The plaintiff, a participant in a plan that offered the Fund, brought suit on behalf of a purported class of all participants and beneficiaries of defined contribution plans invested in the Fund. The plaintiff alleged that the defendant acted as an ERISA fiduciary to the plans with respect to the Fund because it exercised authority or control over the management of disposition of plan assets, including the Fund.  The plaintiff asserted three claims: First, the plaintiff alleged that the defendant breached fiduciary duties by setting the Fund’s interest rate artificially low and charging excessive fees in order to increase its own profits. Second, the plaintiff alleged that the defendant engaged in prohibited fiduciary self-dealing by dealing with the Fund for its own interest and for its own account. Third, the plaintiff alleged that the defendant, as a fiduciary of the plans, caused the plans to be entered into a contractual arrangement with the defendant under which the defendant also acted as a party in interest with respect to the plan, and that the defendant received unreasonable compensation in violation of ERISA’s rules governing party in interest transactions.   

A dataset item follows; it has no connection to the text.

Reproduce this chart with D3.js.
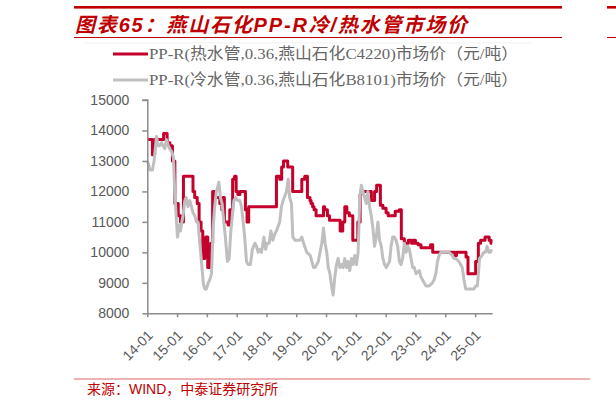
<!DOCTYPE html>
<html lang="zh">
<head>
<meta charset="UTF-8">
<title>燕山石化PP-R冷/热水管市场价</title>
<script src="https://cdn.jsdelivr.net/npm/d3@7"></script>
<style>
  body { margin: 0; background: #fff; }
  svg { display: block; }
</style>
</head>
<body>
<div id="chart"></div>
<script>
// chart texts
const titleText = "图表65：燕山石化PP-R冷/热水管市场价";
const sourceText = "来源：WIND，中泰证券研究所";
const seriesNames = [
  "PP-R(热水管,0.36,燕山石化C4220)市场价（元/吨）",
  "PP-R(冷水管,0.36,燕山石化B8101)市场价（元/吨）"
];

// hot water pipe C4220 (step series)
const hotDates = [
  "2014-01-01","2014-03-05","2014-04-01","2014-07-20","2014-09-01","2014-10-05","2014-11-05","2014-12-05",
  "2015-01-15","2015-02-12","2015-03-20","2015-07-15","2015-08-05","2015-09-05","2015-09-28","2015-10-22",
  "2015-11-12","2015-12-06","2015-12-18","2016-01-12","2016-02-18","2016-03-12","2016-04-06","2016-06-08",
  "2016-07-03","2016-07-18","2016-08-03","2016-09-18","2016-10-08","2016-11-12","2016-12-06","2016-12-25",
  "2017-01-15","2017-02-09","2017-04-18","2017-05-08","2017-05-28","2018-05-03","2018-06-12","2018-07-06",
  "2018-07-28","2018-09-18","2018-11-18","2019-03-10","2019-04-15","2019-05-18","2019-06-18","2019-07-01",
  "2019-07-21","2019-08-07","2019-09-01","2019-12-01","2019-12-16","2020-01-18","2020-02-12","2020-06-22",
  "2020-07-24","2020-08-18","2020-09-12","2020-10-12","2020-11-24","2021-01-25","2021-02-22","2021-03-05",
  "2021-07-10","2021-08-18","2021-09-12","2021-10-28","2021-11-28","2022-01-06","2022-02-01","2022-04-28",
  "2022-06-18","2022-07-12","2022-08-18","2022-10-06","2022-11-15","2022-12-06","2023-01-01","2023-02-03",
  "2023-03-10","2023-07-06","2023-08-01","2024-04-28","2024-05-18","2024-09-12","2024-10-06","2025-01-08",
  "2025-02-10","2025-03-10","2025-05-03","2025-06-22","2025-07-15","2025-07-28"
];
const hotValues = [
  13700, 13200, 13700, 13900, 13600, 13500, 13000, 11600,
  11200, 11000, 12500, 12000, 11800, 11600, 11000, 10700,
  9800, 10200, 10500, 9500, 10300, 12000, 11800, 11600,
  11400, 11800, 11000, 10900, 11400, 12400, 12500, 12000,
  11900, 12000, 11400, 11000, 11500, 12500, 12400, 12800,
  13000, 12800, 12000, 12400, 12500, 11800, 11700, 11600,
  11500, 11400, 11200, 11500, 11400, 11200, 11050, 10700,
  11000, 11500, 11300, 11200, 10400, 11000, 11900, 12000,
  11700, 12000, 12200, 11550, 11450, 11300, 11200, 11350,
  11400, 10450, 10300, 10400, 10300, 10400, 10300, 10250,
  10150, 10250, 10000, 9900, 10000, 9850, 9300, 9700,
  10300, 10400, 10500, 10400, 10300, 10300
];

// cold water pipe B8101
const coldDates = [
  "2014-01-01","2014-01-15","2014-02-03","2014-03-05","2014-03-25","2014-04-24","2014-05-13","2014-06-03",
  "2014-06-24","2014-07-13","2014-08-03","2014-08-24","2014-09-15","2014-10-03","2014-10-28","2014-11-18",
  "2014-12-03","2014-12-21","2015-01-06","2015-01-27","2015-02-12","2015-03-01","2015-03-15","2015-04-06",
  "2015-04-24","2015-05-15","2015-06-06","2015-06-27","2015-07-15","2015-08-06","2015-08-27","2015-09-15",
  "2015-10-06","2015-10-27","2015-11-18","2015-12-06","2015-12-27","2016-01-18","2016-02-06","2016-02-27",
  "2016-03-18","2016-04-06","2016-04-27","2016-05-27","2016-06-15","2016-07-06","2016-07-27","2016-08-15",
  "2016-09-09","2016-10-01","2016-10-18","2016-11-12","2016-11-27","2016-12-21","2017-01-12","2017-02-09",
  "2017-03-01","2017-03-21","2017-04-09","2017-05-01","2017-05-21","2017-06-18","2017-07-12","2017-08-12",
  "2017-09-01","2017-09-21","2017-10-12","2017-11-01","2017-12-01","2017-12-21","2018-01-09","2018-02-03",
  "2018-02-24","2018-03-21","2018-04-12","2018-05-03","2018-06-12","2018-07-03","2018-07-24","2018-09-03",
  "2018-09-24","2018-10-12","2018-11-03","2018-11-20","2018-12-15","2019-02-15","2019-03-10","2019-04-01",
  "2019-05-10","2019-06-20","2019-08-01","2019-08-20","2019-09-10","2019-09-28","2019-11-10","2019-12-01",
  "2019-12-20","2020-01-10","2020-01-28","2020-02-18","2020-03-08","2020-03-28","2020-04-18","2020-05-08",
  "2020-05-28","2020-06-18","2020-07-08","2020-07-28","2020-08-18","2020-09-08","2020-09-28","2020-10-18",
  "2020-11-08","2020-11-28","2020-12-18","2021-01-08","2021-01-28","2021-02-18","2021-03-08","2021-03-28",
  "2021-04-18","2021-05-08","2021-05-28","2021-06-18","2021-07-08","2021-07-28","2021-08-18","2021-09-08",
  "2021-09-28","2021-10-18","2021-11-08","2021-11-28","2021-12-18","2022-01-08","2022-01-28","2022-02-18",
  "2022-03-08","2022-03-28","2022-04-18","2022-05-08","2022-05-28","2022-06-18","2022-07-08","2022-07-28",
  "2022-08-18","2022-09-08","2022-09-28","2022-10-18","2022-11-08","2022-11-28","2022-12-18","2023-01-08",
  "2023-02-18","2023-03-08","2023-03-28","2023-05-08","2023-06-18","2023-07-28","2023-08-18","2023-09-08",
  "2023-09-28","2023-10-18","2023-11-08","2024-01-08","2024-02-18","2024-03-28","2024-04-18","2024-05-08",
  "2024-06-18","2024-07-28","2024-08-18","2024-09-08","2024-11-08","2024-12-18","2025-01-08","2025-01-28",
  "2025-02-08","2025-02-25","2025-03-28","2025-04-18","2025-05-08","2025-05-28","2025-06-18","2025-07-08",
  "2025-07-22"
];
const coldValues = [
  13000, 12900, 12700, 12700, 13000, 13800, 13500, 13500,
  13600, 13500, 13400, 13700, 13500, 13400, 13300, 13100,
  12000, 11200, 10500, 10900, 10700, 11000, 11200, 11700,
  11800, 11500, 11700, 11500, 11300, 11200, 11000, 11000,
  10300, 9700, 9000, 8800, 8800, 9000, 9100, 9300,
  10800, 11500, 12000, 12300, 11800, 11600, 11000, 10500,
  9700, 9800, 10600, 11300, 11700, 11800, 11700, 11700,
  11500, 11000, 10500, 9700, 9600, 9600, 10100, 10300,
  10200, 10000, 10100, 10000, 10500, 10100, 10300, 10300,
  10700, 10400, 10600, 10700, 11000, 11500, 11700, 12000,
  12400, 11800, 11600, 10500, 10400, 10400, 10500, 10300,
  10000, 9900, 9500, 9500, 9600, 9700, 10300, 10800,
  10300, 10000, 9500, 9300, 8900, 8600, 9200, 9600,
  9800, 9500, 9600, 9500, 9800, 9500, 9700, 9400,
  9800, 9600, 9900, 9600, 10000, 11800, 12200, 12000,
  11800, 11600, 12000, 11500, 11200, 10800, 10200, 10500,
  11000, 10400, 10200, 9800, 9600, 9500, 9600, 9700,
  10200, 10500, 10500, 10400, 10200, 9700, 9600, 9800,
  10300, 10000, 10200, 10100, 9800, 9500, 9500, 9300,
  9400, 9200, 9100, 8900, 8900, 9000, 9100, 9300,
  9700, 9900, 10000, 10000, 10000, 9900, 9800, 9800,
  9700, 9500, 9100, 8800, 8800, 8800, 8900, 8900,
  9200, 9800, 9900, 10000, 10000, 10200, 10000, 10000,
  10100
];

const yTicks = [8000, 9000, 10000, 11000, 12000, 13000, 14000, 15000];
const xTickLabels = ["14-01","15-01","16-01","17-01","18-01","19-01","20-01","21-01","22-01","23-01","24-01","25-01"];

const W = 616, H = 409;
const red = "#c4002b", grey = "#bfbfbf", axisGrey = "#8c8c8c", textGrey = "#595959", titleRed = "#c00000";

const parse = d3.timeParse("%Y-%m-%d");
const hot = hotDates.map((d, i) => ({ date: parse(d), value: hotValues[i] }));
const cold = coldDates.map((d, i) => ({ date: parse(d), value: coldValues[i] }));
const tickDates = xTickLabels.map(s => parse("20" + s + "-01"));

const svg = d3.select("#chart").append("svg")
  .attr("width", W).attr("height", H)
  .style("font-family", "'Liberation Sans', Arial, 'Noto Sans CJK SC', sans-serif");

// header rules
svg.append("rect").attr("x", 74).attr("y", 6).attr("width", 488).attr("height", 2.6).attr("fill", titleRed);
svg.append("rect").attr("x", 607).attr("y", 6).attr("width", 9).attr("height", 2.6).attr("fill", titleRed);
svg.append("rect").attr("x", 74).attr("y", 37).attr("width", 488).attr("height", 1).attr("fill", titleRed);
svg.append("rect").attr("x", 607).attr("y", 37).attr("width", 9).attr("height", 1).attr("fill", titleRed);
svg.append("rect").attr("x", 83).attr("y", 42.5).attr("width", 450).attr("height", 0.8).attr("fill", "#eeeeee");

svg.append("text")
  .attr("x", 75).attr("y", 32)
  .attr("textLength", 392).attr("lengthAdjust", "spacing")
  .style("font-family", "'Liberation Sans', 'Noto Sans CJK SC', sans-serif")
  .style("font-size", "20px").style("font-weight", "bold").style("font-style", "italic")
  .attr("fill", titleRed)
  .text(titleText);

// legend
const legend = svg.append("g");
[red, grey].forEach((c, i) => {
  const y = 54 + i * 26;
  legend.append("line").attr("x1", 113).attr("x2", 148).attr("y1", y).attr("y2", y)
    .attr("stroke", c).attr("stroke-width", 3);
  legend.append("text").attr("x", 149).attr("y", y + 5)
    .attr("textLength", 369).attr("lengthAdjust", "spacingAndGlyphs")
    .style("font-family", "'Liberation Serif', 'Noto Sans CJK SC', serif")
    .style("font-size", "15.5px").attr("fill", "#666666")
    .text(seriesNames[i]);
});

// scales
const x = d3.scaleTime()
  .domain([parse("2014-01-01"), parse("2025-08-05")])
  .range([147.3, 492.7]);
const y = d3.scaleLinear().domain([8000, 15000]).range([313.3, 100]);

// lines (grey series drawn last, on top)
const hotLine = d3.line().curve(d3.curveStepAfter).x(d => x(d.date)).y(d => y(d.value));
const coldLine = d3.line().x(d => x(d.date)).y(d => y(d.value));

svg.append("path").datum(hot).attr("d", hotLine)
  .attr("fill", "none").attr("stroke", red).attr("stroke-width", 3).attr("stroke-linejoin", "round");
svg.append("path").datum(cold).attr("d", coldLine)
  .attr("fill", "none").attr("stroke", grey).attr("stroke-width", 3).attr("stroke-linejoin", "round");

// axes
const yAxis = svg.append("g").attr("transform", "translate(147.3,0)")
  .call(d3.axisLeft(y).tickValues(yTicks).tickSize(5).tickPadding(13).tickFormat(d3.format("d")));
const xAxis = svg.append("g").attr("transform", "translate(0,313.3)")
  .call(d3.axisBottom(x).tickValues(tickDates).tickSize(4).tickFormat((d, i) => xTickLabels[i]));

[yAxis, xAxis].forEach(g => {
  g.select(".domain").attr("stroke", axisGrey).attr("stroke-width", 1.5);
  g.selectAll(".tick line").attr("stroke", axisGrey).attr("stroke-width", 1.5);
  g.selectAll("text").attr("fill", textGrey).style("font-size", "14px")
    .style("font-family", "'Liberation Sans', Arial, sans-serif");
});
// x axis domain without outer end tick
xAxis.select(".domain").attr("d", "M147.3,0.5H492.7");
yAxis.select(".domain").attr("d", "M-5,100H0.5V313.3");

xAxis.selectAll(".tick text")
  .attr("text-anchor", "end")
  .attr("dy", null).attr("y", null)
  .attr("transform", "translate(6,23) rotate(-45)");

// source
svg.append("rect").attr("x", 74).attr("y", 378.5).attr("width", 516).attr("height", 1).attr("fill", "#e06666");
svg.append("text").attr("x", 87).attr("y", 394)
  .style("font-family", "'Liberation Sans', 'Noto Sans CJK SC', sans-serif")
  .style("font-size", "14px").attr("fill", titleRed)
  .text(sourceText);
</script>
</body>
</html>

The defendant moved to dismiss the complaint on the grounds that (i) the Fund falls under the guaranteed benefit policy exemption to ERISA’s plan asset rule, and the defendant’s control over the Fund does not give rise to fiduciary status; and (ii) the plaintiff’s party-in-interest prohibited transaction claims fails because they are "predicated on the same party – defendant – in the roles of both the fiduciary and the party in interest."

The court denied the first ground for dismissal, holding that the guaranteed benefit policy exemption does not apply. In so ruling, the court stated that the exemption only applies where the investment contract allocates investment risk to the insurer and provides a “genuine guarantee of an aggregate amount of benefits.” The court cited Supreme Court authority in John Hancock Mut. Life Ins. Co. v. Harris Trust & Sav. Bank, 510 U.S. 86 (1993) as stating that if the participant bears the risk and the participant benefits can fall to zero, then the guaranteed benefit policy exemption does not apply. Because the Fund’s contract guaranteed a minimum interest rate of 0%, the court held that it could not definitively conclude at this stage of the case that the exemption applied.

The court granted the second ground for dismissal, agreeing with the defendant that the plaintiff could not maintain a prohibited transaction claim on the theory that the defendant was both the fiduciary and the party in interest to the transaction because such claim was duplicative of the plaintiff’s fiduciary self-dealing claim. The court permitted the plaintiff leave to amend the complaint, and an amended complaint was filed on June 16, 2015 that purports to assert a prohibited transaction claim on the theory that the defendant knowingly caused the plans to enter into prohibited party-in-interest transactions.

DISCLAIMER: Because of the generality of this update, the information provided herein may not be applicable in all situations and should not be acted upon without specific legal advice based on particular situations.